Hacking, Iron Chef Style
Open contest at Black Hat to pit static-code versus runtime analysis methods to find bugs in sample code
July 16, 2007
Analyzing code never looked so appetizing: Engineers from Fortify and challengers from the audience will face off next month at the Black Hat conference in an "Iron Chef"-style competition to see how many vulnerabilities they can find in a piece of mystery code.
A random panel of judges will get to decide just who came up with the best "dish" on the code -- and, as with the popular Food Network show, presentation counts.
Brian Chess, founder and chief scientist at Fortify, says the session on August 2 will pit Fortify's top source-code analysis engineer against its top runtime tool engineer to see how static analysis (source-code analysis) does against runtime, such as fuzzing-type techniques, in finding bugs. "We'll see who can find the most and best vulnerabilities on a ridiculously tight budget... I'll give them 40 minutes." They can use tools they have written, as well as Fortify's own products, to find the bugs, he says.

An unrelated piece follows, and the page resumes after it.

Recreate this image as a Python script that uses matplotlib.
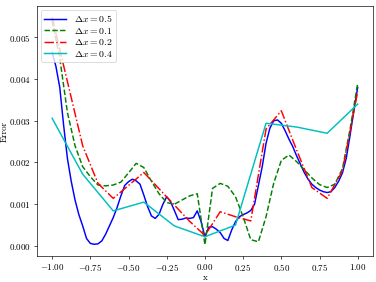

Audience members will get a chance to compete in the contest.
He wouldn't divulge details on the secret ingredient in the code, but he says it will likely be a Web-based application. "We're going to pick something the audience will care about that's relevant to the coding problems people run into and the typical application assessments we see," says Chess, whose company sells static-code analysis tools.
So why the Food Network parody? "In the past, we've felt like we've characterized this area by saying source-code analysis is good, and the other ways of finding vulnerabilities are bad. But any way you can find vulnerabilities when building software is good," he says. "And this [contest] is a little more like judging food than you think... It's not just how much stuff you can find. They are going to have at least different conclusions about the same piece of code.
"It's more [about] can you convince people that the coding process ought to change," he says.
The grand prize is still under consideration, but it could be a free dinner at one of Las Vegas' new wave of top-chef restaurants. Bon appetit.